The Timer object checks to see if you’ve passed it strings or callables as its stmt and setup parameters. In our case both are strings. The init method splices the strings into the source code here:

timeit.py

src = template % {'stmt': stmt, 'setup': setup}

We can isolate this in the REPL if we want to be extra-sure of how it works:

timeit.py

>>> template = """
... def inner(_it, _timer):
...     %(setup)s
...     _t0 = _timer()
...     for _i in _it:
...         %(stmt)s
...     _t1 = _timer()
...     return _t1 - _t0
... """
>>> stmt = "pass"
>>> setup = "print 'here we go'"
>>> print template % {'stmt': stmt, 'setup': setup}

def inner(_it, _timer):
    print 'here we go'
    _t0 = _timer()
    for _i in _it:
        pass
    _t1 = _timer()
    return _t1 - _t0

Got it – simple, legal python code is generated. So where is our regular expression getting screwed up? Let’s take a look at the code generated in our actual test by inserting a print statement into the timeit module. (First we’ll copy the module over to our current working directory, to avoid modifying our actual standard library.)

timeit.py

src = template % {'stmt': stmt, 'setup': setup}
print src

And now calling test_with_timeit.py again, it prints:

def inner(_it, _timer):
    import re;
    import string;
    double = re.compile(r"([a-z])()");
    short_test = "hee" + string.lowercase;
    long_test = "hee" + string.lowercase*200

    _t0 = _timer()
    for _i in _it:
        double.search(short_test)
    _t1 = _timer()
    return _t1 - _t0

This looks mostly reasonable … but hey, wait, what happened to the regular expression?
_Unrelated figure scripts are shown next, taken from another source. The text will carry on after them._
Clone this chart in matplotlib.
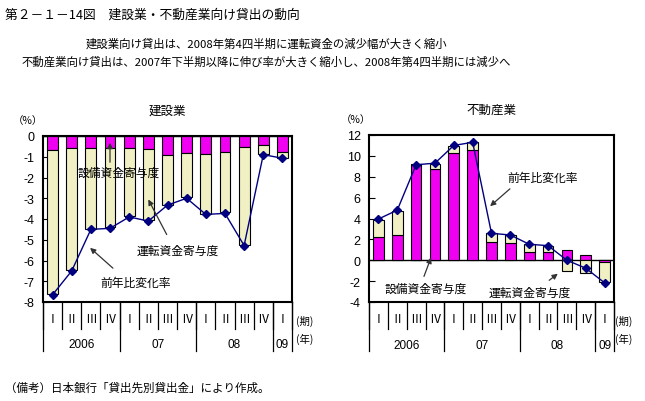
import numpy as np
import matplotlib
matplotlib.use("Agg")
import matplotlib.pyplot as plt

plt.rcParams["font.family"] = ["Noto Sans CJK JP", "DejaVu Sans"]

# ── Data ──────────────────────────────────────────────────────────────────────
quarters = ["Ⅰ", "Ⅱ", "Ⅲ", "Ⅳ", "Ⅰ", "Ⅱ", "Ⅲ", "Ⅳ", "Ⅰ", "Ⅱ", "Ⅲ", "Ⅳ", "Ⅰ"]
years = ["2006", "07", "08", "09"]
year_span = [4, 4, 4, 1]

# 建設業
con_equip = [-0.67, -0.60, -0.56, -0.60, -0.60, -0.65, -0.91, -0.83, -0.85, -0.75, -0.51, -0.45, -0.75]
con_work = [-6.93, -5.88, -3.94, -3.80, -3.27, -3.38, -2.40, -2.13, -2.89, -2.93, -4.72, -0.40, -0.29]
con_yoy = [-7.65, -6.50, -4.50, -4.45, -3.90, -4.10, -3.33, -3.00, -3.78, -3.73, -5.28, -0.90, -1.07]

# 不動産業
re_equip = [2.20, 2.45, 9.25, 8.70, 10.30, 10.60, 1.72, 1.66, 0.83, 0.83, 0.96, 0.48, -0.19]
re_work = [1.70, 2.30, 0.00, 0.55, 0.65, 0.70, 0.86, 0.76, 0.70, 0.51, -0.99, -1.18, -1.91]
re_yoy = [3.95, 4.80, 9.15, 9.30, 11.00, 11.30, 2.58, 2.42, 1.53, 1.40, 0.00, -0.76, -2.16]

MAGENTA = "#F000F0"
BEIGE = "#F0F0C4"
NAVY = "#000080"

W, H = 645, 402
fig = plt.figure(figsize=(W / 100, H / 100), dpi=100)


def px_ax(x0, y0, x1, y1):
    return fig.add_axes([x0 / W, 1 - y1 / H, (x1 - x0) / W, (y1 - y0) / H])


def draw_panel(ax, equip, work, yoy, ylim, yticks, title, tx):
    x = np.arange(len(equip))
    equip = np.array(equip)
    work = np.array(work)
    # stack working-capital on top of equipment when signs agree, else from 0
    bottom = np.where(np.sign(work) == np.sign(equip), equip, 0.0)
    ax.bar(x, equip, width=0.57, color=MAGENTA, edgecolor="black", linewidth=0.8, zorder=2)
    ax.bar(x, work, bottom=bottom, width=0.57, color=BEIGE, edgecolor="black", linewidth=0.8, zorder=2)
    ax.plot(x, yoy, color=NAVY, linewidth=1.0, marker="D", markersize=4.3, zorder=3)

    ax.set_xlim(-0.5, len(equip) - 0.5)
    ax.set_ylim(*ylim)
    ax.set_yticks(yticks)
    ax.set_yticklabels([str(v) for v in yticks], fontsize=9, family="Liberation Sans")
    ax.tick_params(axis="y", direction="in", length=4, pad=6)
    ax.set_xticks([])
    for s in ax.spines.values():
        s.set_linewidth(1.5)
    ax.axhline(0, color="black", linewidth=1.0, zorder=1)
    ax.set_title(title, fontsize=9, pad=16)

    # table below the axis
    trans = ax.get_xaxis_transform()
    for b in np.arange(-0.5, len(equip), 1.0):
        ax.plot([b, b], [0, -0.162], color="black", linewidth=0.9, transform=trans, clip_on=False)
    for i, q in enumerate(quarters):
        ax.text(i, -0.10, q, ha="center", va="center", fontsize=8.5, transform=trans)
    start = -0.5
    ax.plot([start, start], [0, -0.294], color="black", linewidth=0.9, transform=trans, clip_on=False)
    for yr, span in zip(years, year_span):
        end = start + span
        ax.plot([end, end], [0, -0.294], color="black", linewidth=0.9, transform=trans, clip_on=False)
        ax.text((start + end) / 2, -0.255, yr, ha="center", va="center", fontsize=8.5,
                family="Liberation Sans", transform=trans)
        start = end
    fig.text(tx / W, 1 - 321 / H, "(期)", fontsize=7.5, ha="left", va="center")
    fig.text(tx / W, 1 - 339 / H, "(年)", fontsize=7.5, ha="left", va="center")


ax1 = px_ax(43, 137, 292, 303)
draw_panel(ax1, con_equip, con_work, con_yoy, (-8, 0), list(range(0, -9, -1)), "建設業", 296)
fig.text(28 / W, 1 - 121 / H, "（%）", fontsize=7.5, ha="center", va="center")

ax2 = px_ax(369, 136, 614, 303)
draw_panel(ax2, re_equip, re_work, re_yoy, (-4, 12), list(range(-4, 13, 2)), "不動産業", 615)
fig.text(356 / W, 1 - 120 / H, "（%）", fontsize=7.5, ha="center", va="center")

arrow = dict(arrowstyle="-|>", color="#333333", lw=0.9, mutation_scale=8)


def note(text, txy):
    # position in figure pixels
    fig.text(txy[0] / W, 1 - txy[1] / H, text, fontsize=8.5, ha="left", va="center", zorder=5)


def arr(ax, start, end):
    ax.annotate("", xy=(end[0] / W, 1 - end[1] / H), xycoords="figure fraction",
                xytext=(start[0] / W, 1 - start[1] / H), textcoords="figure fraction",
                arrowprops=arrow, zorder=5)


# left annotations
note("設備資金寄与度", (77, 173))
arr(ax1, (110, 166), (110, 141))
note("運転資金寄与度", (137, 251))
arr(ax1, (168, 238), (147, 198))
note("前年比変化率", (100, 283))
arr(ax1, (115, 271), (88, 247))

# right annotations
note("前年比変化率", (507, 178))
arr(ax2, (512, 188), (488, 209))
note("設備資金寄与度", (385, 289))
arr(ax2, (423, 280), (432, 256))
note("運転資金寄与度", (489, 293))
arr(ax2, (547, 283), (560, 273))

fig.text(5 / W, 1 - 15 / H, "第２－１－14図　建設業・不動産業向け貸出の動向", fontsize=9.2,
         ha="left", va="center")
fig.text(266 / W, 1 - 44 / H, "建設業向け貸出は、2008年第4四半期に運転資金の減少幅が大きく縮小",
         fontsize=8.2, ha="center", va="center")
fig.text(266 / W, 1 - 62 / H, "不動産業向け貸出は、2007年下半期以降に伸び率が大きく縮小し、2008年第4四半期には減少へ",
         fontsize=8.2, ha="center", va="center")
fig.text(5 / W, 1 - 388 / H, "（備考）日本銀行「貸出先別貸出金」により作成。", fontsize=8.3,
         ha="left", va="center")

fig.savefig("out.png", dpi=100)
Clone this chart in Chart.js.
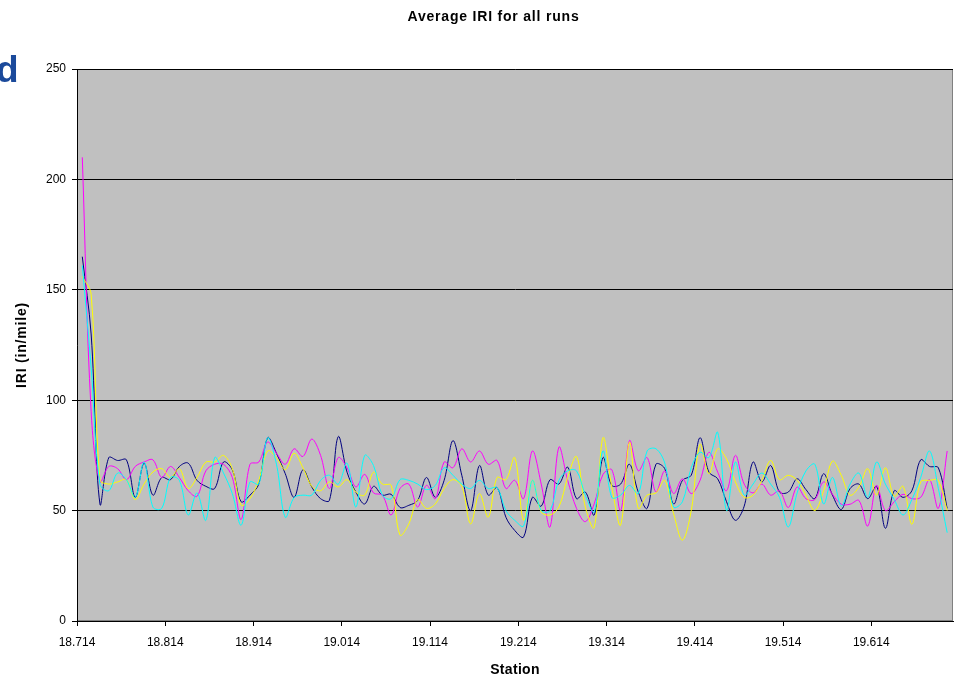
<!DOCTYPE html>
<html>
<head>
<meta charset="utf-8">
<script src="https://cdn.jsdelivr.net/npm/chart.js@4.4.1/dist/chart.umd.min.js"></script>
<style>
  html, body { margin: 0; padding: 0; background: #fff; }
  #wrap { position: relative; width: 954px; height: 677px; overflow: hidden; }
  #titre { position: absolute; left: 0; width: 987px; top: 7px; text-align: center; line-height: 18px;
           font-family: "Liberation Sans", Arial, sans-serif; font-weight: bold; font-size: 14px;
           letter-spacing: 0.8px; color: #000; }
  #lettre { position: absolute; left: -4px; top: 51px;
            font: bold 37px "Liberation Sans", Arial, sans-serif; color: #1b4a9b; line-height: 1; }
</style>
</head>
<body>
<div id="wrap">
  <canvas id="grafica" width="954" height="677"></canvas>
  <div id="titre">Average IRI for all runs</div>
  <div id="lettre">d</div>
</div>
<script>
// stations: one reading every 0.01 from 18.72
const stations = [];
for (let i = 0; i < 99; i++) stations.push(+(18.72 + i * 0.01).toFixed(3));

const xTicks = [18.714, 18.814, 18.914, 19.014, 19.114, 19.214, 19.314, 19.414, 19.514, 19.614];

const run1 = [165, 130, 53, 74, 72.7, 73, 56, 71.5, 57, 65, 64, 70, 71.5, 63.7, 61, 60, 72, 68.5, 54, 57,
  62, 83, 76, 66.7, 56, 68.5, 60.7, 55.4, 54.6, 83.5, 67.4, 58.4, 53, 61, 57, 57.4, 51.4, 52.4, 54.6, 65,
  56, 63.7, 81.7, 66, 50, 70.4, 57, 60.4, 47, 41, 38, 56, 52, 64, 62, 69.7, 55.4, 58.4, 48, 74,
  61.4, 62, 71, 58.4, 51, 71, 69, 53, 63.7, 66, 83, 67.4, 64.4, 54, 45.6, 52, 72, 63, 70.4, 58.4,
  58.4, 64.4, 59.5, 55.4, 66.7, 57, 50.5, 60, 62, 55.4, 61, 42, 59, 56, 59, 73, 70, 69.4, 51];

const run2 = [210, 95, 63, 70, 69, 64, 70, 72, 73, 65, 70, 65, 59, 56.5, 68, 71, 71, 65, 46, 71,
  72, 81, 76, 71, 78, 74.5, 82.4, 75, 60, 74, 69.4, 60.7, 66.4, 58, 57, 48, 60, 62, 51.6, 61.5,
  55.4, 72, 69.4, 78, 72, 77, 71, 72.7, 60, 63.7, 55.4, 77, 62, 42.6, 78.7, 63.7, 51, 45, 53, 66.4,
  68.5, 50, 81.7, 68, 74, 58.4, 68, 57.7, 64.4, 57.7, 63.7, 76.4, 67.4, 59, 75, 62, 58, 62, 57, 59,
  51.4, 60.7, 55.4, 55, 63, 57.4, 52.9, 52.9, 54.6, 43, 61.4, 50, 54, 57.4, 55.4, 56, 64, 51, 77];

const run3 = [156, 148, 64, 62, 63, 64, 55, 62, 67.5, 69, 65, 69, 60, 65, 72, 72, 75, 69, 52.4, 55.4,
  63.7, 77, 74, 68.5, 76, 69.4, 61, 59, 63, 60.7, 64, 58.4, 57, 67.4, 62, 61.4, 38.9, 44, 55, 51,
  53, 60, 64, 61, 44, 57.7, 47, 65, 64, 74, 45.6, 63.7, 49.4, 48, 51.6, 65, 74.5, 51.6, 42.3, 83,
  60.7, 43.4, 81, 51, 57, 58, 63.7, 48.6, 36.6, 50, 80, 66.7, 78, 73.4, 63, 56, 57, 63.7, 72.7, 64,
  66, 63.7, 57, 50, 59, 72.4, 66, 57, 60.7, 69, 57, 69.4, 56.5, 61, 43.8, 63, 63.7, 63.7, 50];

const run4 = [161, 115, 62, 59, 67, 64, 56, 72, 51.6, 51, 65, 63.7, 48, 58, 45.6, 74, 67, 57.7, 43.4, 63,
  62, 83, 71, 47, 55.9, 57, 57, 63.7, 66, 62, 71.5, 51.6, 75, 70.4, 57, 55.4, 64, 63.7, 62, 59.5,
  61.4, 69.4, 66, 62, 60, 63.7, 60, 60.4, 50, 45.6, 43, 63.7, 50, 50, 63.7, 68, 68, 57, 49.4, 77,
  56, 57, 61.4, 57.7, 77, 78, 71.5, 51.6, 54, 69.4, 76.4, 74, 85.4, 50, 72, 57, 62, 67, 62, 56,
  42.6, 58, 68, 71, 53, 65, 52, 62, 67, 56, 72, 62, 55, 48, 55, 65, 77, 60, 40];

const pts = arr => arr.map((v, i) => ({ x: stations[i], y: v }));

const plotBg = {
  id: 'plotBg',
  beforeDraw(chart) {
    const { ctx, chartArea: a } = chart;
    ctx.save();
    ctx.fillStyle = '#c0c0c0';
    ctx.fillRect(a.left, a.top, a.right - a.left, a.bottom - a.top);
    ctx.strokeStyle = '#808080';
    ctx.lineWidth = 1;
    ctx.strokeRect(a.left + 0.5, a.top + 0.5, a.right - a.left - 1, a.bottom - a.top - 1);
    ctx.restore();
  }
};

// axis titles, drawn with a little extra letter spacing like the original export
const axisTitles = {
  id: 'axisTitles',
  afterDraw(chart) {
    const { ctx, chartArea: a } = chart;
    ctx.save();
    ctx.fillStyle = '#000';
    ctx.font = 'bold 14px "Liberation Sans", Arial, sans-serif';
    ctx.textAlign = 'center';
    ctx.textBaseline = 'middle';
    ctx.letterSpacing = '0.3px';
    ctx.fillText('Station', (a.left + a.right) / 2, 670);
    ctx.translate(22, (a.top + a.bottom) / 2);
    ctx.rotate(-Math.PI / 2);
    ctx.letterSpacing = '0.8px';
    ctx.fillText('IRI (in/mile)', 0, 0);
    ctx.restore();
  }
};

const police = { family: '"Liberation Sans", Arial, sans-serif', size: 12 };

let ctx = document.getElementById('grafica').getContext('2d');

let iri = new Chart(ctx, {
  type: 'line',
  data: {
    datasets: [
      { label: 'Run 1', data: pts(run1), borderColor: '#000080', order: 4 },
      { label: 'Run 2', data: pts(run2), borderColor: '#ff00ff', order: 3 },
      { label: 'Run 3', data: pts(run3), borderColor: '#ffff00', order: 2 },
      { label: 'Run 4', data: pts(run4), borderColor: '#00ffff', order: 1 }
    ]
  },
  options: {
    responsive: false,
    animation: false,
    layout: { padding: { top: 69, right: 1, left: 0, bottom: 0 } },
    elements: {
      point: { radius: 0 },
      line: { borderWidth: 1, tension: 0.35, fill: false }
    },
    plugins: {
      legend: { display: false },
      tooltip: { enabled: false },
      title: { display: false }
    },
    scales: {
      x: {
        type: 'linear',
        min: 18.714,
        max: 19.7066,
        afterBuildTicks: s => { s.ticks = xTicks.map(v => ({ value: v })); },
        afterFit: s => { s.height = 56; },
        ticks: {
          callback: v => v.toFixed(3),
          font: police, color: '#000', padding: 9, maxRotation: 0, autoSkip: false
        },
        grid: { drawOnChartArea: false, drawTicks: true, tickLength: 5, color: '#000' },
        border: { color: '#000' }
      },
      y: {
        min: 0,
        max: 250,
        afterFit: s => { s.width = 77; },
        ticks: { stepSize: 50, font: police, color: '#000', padding: 6 },
        grid: { color: '#000', tickLength: 5 },
        border: { color: '#000' }
      }
    }
  },
  plugins: [plotBg, axisTitles]
});
</script>
</body>
</html>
double = re.compile(r"([a-z])()");

That’s not right! Changing print src to print repr(src) gives us a better idea what’s up – the relevant line is now:

double = re.compile(r"([a-z])(\x01)");

And looking back at the SETUP string … uh-oh, this isn’t a raw string, and it contains an escape character ((\1)). We can tell we’re in trouble immediately in the REPL:

>>> print "\1"

>>> repr("\1")
"'\\x01'"

Why does this happen? We can consult the docs on string literals to find out. Unless you’re working with a raw string (one prefixed with r or R), escape characters are interpreted the same way they are in C. Our text, a backslash followed by a number, matches the pattern for an octal digit: a backslash followed by 1-3 integers. \ooo indicates a character with the octal value ooo. And that’s exactly what we’ve done:

>>> ord("\1")
1
>>> chr(1)
'\x01'

\x01 is a legal (though unprintable) character, and it doesn’t appear in our long string to test the regular expression. So of course the longer one took a longer time – it had to traverse the entire string looking for \x01, which it never found.
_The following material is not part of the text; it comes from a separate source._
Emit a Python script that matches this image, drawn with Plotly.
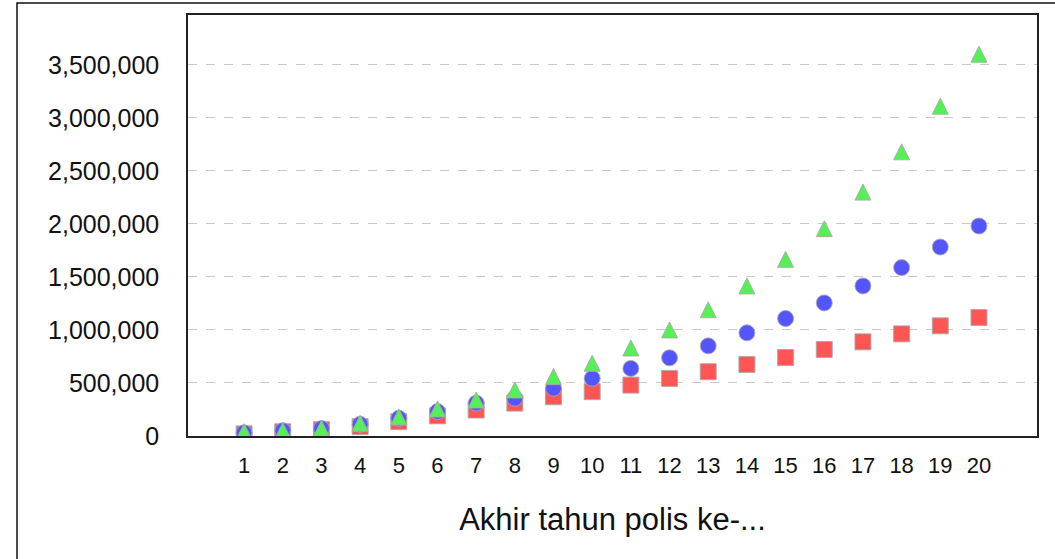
import plotly.graph_objects as go

years = list(range(1, 21))
x_tick_labels = [str(v) for v in years]

red_squares = [0.02e6, 0.04e6, 0.06e6, 0.088e6, 0.135e6, 0.19e6, 0.245e6, 0.31e6, 0.37e6, 0.418e6,
               0.48e6, 0.543e6, 0.606e6, 0.675e6, 0.74e6, 0.816e6, 0.888e6, 0.963e6, 1.039e6, 1.117e6]
blue_circles = [0.03e6, 0.05e6, 0.07e6, 0.11e6, 0.167e6, 0.23e6, 0.31e6, 0.355e6, 0.45e6, 0.544e6,
                0.637e6, 0.737e6, 0.85e6, 0.973e6, 1.108e6, 1.255e6, 1.415e6, 1.588e6, 1.782e6, 1.98e6]
green_triangles = [0.04e6, 0.05e6, 0.07e6, 0.12e6, 0.18e6, 0.255e6, 0.34e6, 0.434e6, 0.56e6, 0.686e6,
                   0.83e6, 1.0e6, 1.19e6, 1.415e6, 1.666e6, 1.955e6, 2.30e6, 2.68e6, 3.11e6, 3.60e6]

y_tick_vals = [0, 500000, 1000000, 1500000, 2000000, 2500000, 3000000, 3500000]
y_tick_text = ["0", "500,000", "1,000,000", "1,500,000", "2,000,000", "2,500,000", "3,000,000", "3,500,000"]

FONT = "Liberation Sans"
outline = dict(color="rgba(170,170,170,0.9)", width=1)

L, R, T, B = 188, 18, 15, 123
W, H = 1055, 559
pw, ph = W - L - R, H - T - B
Y_MAX = 3.97e6
TRI = 16  # triangle marker size (px)
# the arrow-up symbol is anchored at its tip; a hidden overlay axis shifts it
# so the triangle's visual centre sits on the data value
tri_shift = (TRI / 2) / ph * Y_MAX

def px_x(p):
    return (p - L) / pw

def px_y(p):
    return (H - B - p) / ph

fig = go.Figure()
fig.add_trace(go.Scatter(x=years, y=red_squares, mode="markers",
                         marker=dict(symbol="square", size=16, color="#ff5555", line=outline)))
fig.add_trace(go.Scatter(x=years, y=blue_circles, mode="markers",
                         marker=dict(symbol="circle", size=16, color="#5555ff", line=outline)))
fig.add_trace(go.Scatter(x=years, y=green_triangles, mode="markers", yaxis="y2",
                         marker=dict(symbol="arrow-up", size=TRI, color="#55f055", line=outline)))

fig.update_layout(
    width=W, height=H,
    margin=dict(l=L, r=R, t=T, b=B, pad=0, autoexpand=False),
    paper_bgcolor="white", plot_bgcolor="white",
    showlegend=False,
    font=dict(family=FONT, color="#111111", size=20),
    xaxis=dict(
        range=[-0.45, 21.5], tickmode="array", tickvals=years, ticktext=x_tick_labels,
        showgrid=False, zeroline=False, showline=True, linecolor="#222222", linewidth=1.5,
        mirror=True, ticks="", tickfont=dict(size=22, family=FONT), ticklabelstandoff=9,
        automargin=False,
        title=dict(text="Akhir tahun polis ke-...", font=dict(size=31, family=FONT), standoff=31),
    ),
    yaxis=dict(
        range=[0, Y_MAX], tickmode="array", tickvals=y_tick_vals, ticktext=y_tick_text,
        showgrid=True, gridcolor="#c8c8c8", griddash="dash", gridwidth=1,
        zeroline=False, showline=True, linecolor="#222222", linewidth=1.5, mirror=True,
        ticks="", tickfont=dict(size=25, family=FONT), ticklabelstandoff=22,
        automargin=False,
    ),
    yaxis2=dict(
        range=[-tri_shift, Y_MAX - tri_shift], overlaying="y", visible=False,
        showgrid=False, zeroline=False,
    ),
    shapes=[dict(type="rect", xref="paper", yref="paper",
                 x0=px_x(17), x1=px_x(1070), y0=px_y(575), y1=px_y(3),
                 line=dict(color="#111111", width=1.5), fillcolor="rgba(0,0,0,0)", layer="above")],
)

fig.write_html("out.html", config={"displayModeBar": False},
               post_script="document.body.style.margin='0';")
The fix is quite easy – one character, in fact. Make the SETUP string raw:

SETUP = r"""import re;
import string;
double = re.compile(r"([a-z])(\1)");
short_test = "hee" + string.lowercase;
long_test = "hee" + string.lowercase*200
"""

… and the problem is solved. So we can pop a bunch of frame off our problem stack and go investigate the string copying, which is in fact the issue.
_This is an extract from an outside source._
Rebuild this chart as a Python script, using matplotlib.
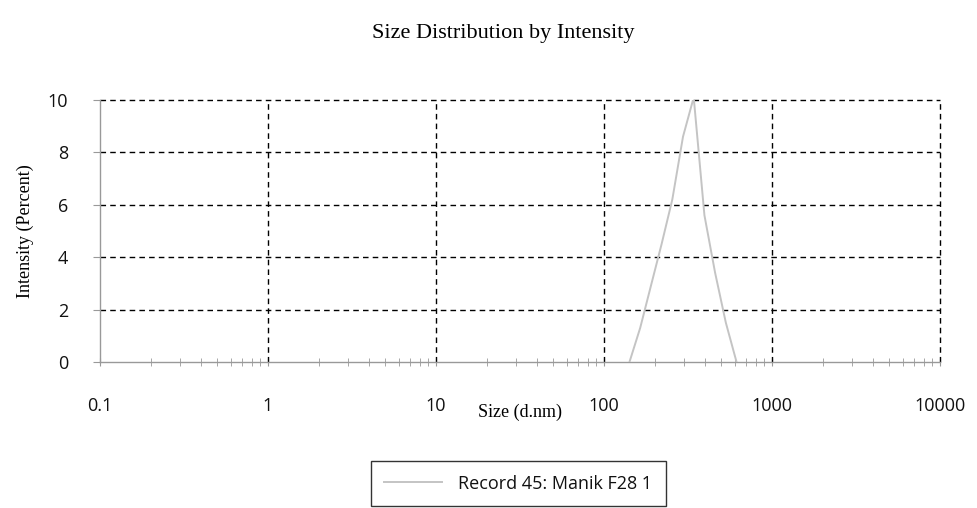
import matplotlib
matplotlib.use("Agg")
import matplotlib.pyplot as plt
from matplotlib.ticker import LogLocator, FixedLocator, NullFormatter

sizes = [141.8, 164.2, 190.1, 220.2, 255.0, 295.3, 342.0, 396.1, 458.7, 531.2, 615.1]
intensity = [0.0, 1.3, 2.9, 4.5, 6.2, 8.6, 10.1, 5.6, 3.4, 1.5, 0.0]
series_label = "Record 45: Manik F28 1"
x_ticks = [0.1, 1, 10, 100, 1000, 10000]
x_ticklabels = ["0.1", "1", "10", "100", "1000", "10000"]
y_ticks = [0, 2, 4, 6, 8, 10]

fig = plt.figure(figsize=(9.78, 5.08), dpi=100)
ax = fig.add_axes([100/978, 1-362/508, 840/978, 262/508])

ax.plot(sizes, intensity, color="#c4c4c4", lw=1.4, label=series_label, zorder=3)
ax.set_xscale("log")
ax.set_xlim(0.1, 10000)
ax.set_ylim(0, 10)

ax.xaxis.set_major_locator(FixedLocator(x_ticks))
ax.set_xticklabels(x_ticklabels)
ax.xaxis.set_minor_locator(LogLocator(base=10, subs=range(2, 10), numticks=50))
ax.xaxis.set_minor_formatter(NullFormatter())
ax.set_yticks(y_ticks)

grid_style = dict(color="black", ls=(0, (4, 3)), lw=1.0, clip_on=False, zorder=2)
for yv in y_ticks[1:]:
    ax.axhline(yv, **grid_style)
for xv in x_ticks[1:]:
    ax.axvline(xv, **grid_style)

for s in ["top", "right"]:
    ax.spines[s].set_visible(False)
for s in ["left", "bottom"]:
    ax.spines[s].set_color("#999999")
    ax.spines[s].set_linewidth(1.0)

ax.tick_params(axis="x", which="both", direction="inout", length=6, color="#999999",
               pad=22, labelsize=13, labelcolor="#111111")
ax.tick_params(axis="y", which="major", direction="out", length=5, color="#999999",
               pad=18, labelsize=13, labelcolor="#111111")
for lab in ax.get_xticklabels() + ax.get_yticklabels():
    lab.set_fontfamily(["Open Sans", "DejaVu Sans"])

ax.set_xlabel("Size (d.nm)", fontfamily="Liberation Serif", fontsize=13, labelpad=-8)
ax.set_ylabel("Intensity (Percent)", fontfamily="Liberation Serif", fontsize=13, labelpad=10)
fig.text(0.515, 0.935, "Size Distribution by Intensity", ha="center", va="center",
         fontfamily="Liberation Serif", fontsize=16)

leg = fig.legend(loc="center", bbox_to_anchor=(0.53, 0.048),
                 prop={"family": "Open Sans", "size": 13},
                 frameon=True, fancybox=False, edgecolor="black",
                 handlelength=3.2, handletextpad=0.9, borderpad=0.75,
                 borderaxespad=0.0)
leg.get_frame().set_linewidth(1.0)
for t in leg.get_texts():
    t.set_color("#111111")

fig.savefig("out.png", dpi=100)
 ---------------------------
| reg exp? or string copy?  |
 ---------------------------
| function is so slow, why? |
 ---------------------------
|   find a faster solution  |
 ---------------------------
|  solve wordplay problem   | (oldest)
 ---------------------------

Lessons learned

Interesting bugs are a ton of fun! Now for a bit of introspection: what could have gone better?

Most obviously, I could have spent less time on the regular-expression branch of why the function was slow, especially as the stack grew. Whether I should have done this depends on your perspective: at Hacker School, I’m almost 100% learning motivated and about 0% get-it-done motivated, so my time to solve the bug is virtually unbounded.
I was slightly overconfident about understanding how the timeit code splicing happened. The code looked so simple that I didn’t bother to check my understanding at first.
Passing timeit.timeit strings is an unwieldy way of doing timing. I should have been using either the callable option, or just timing with time python test_file.py from the command line. Both of these would have been easier to work with and would have sidestepped the bug.
My mental model of regular expressions was largely correct. That’s satisfying.
Strings! Ouch. This may not seem like much of a lesson, but it’s useful to add to my mental list of Places That Bugs Lurk.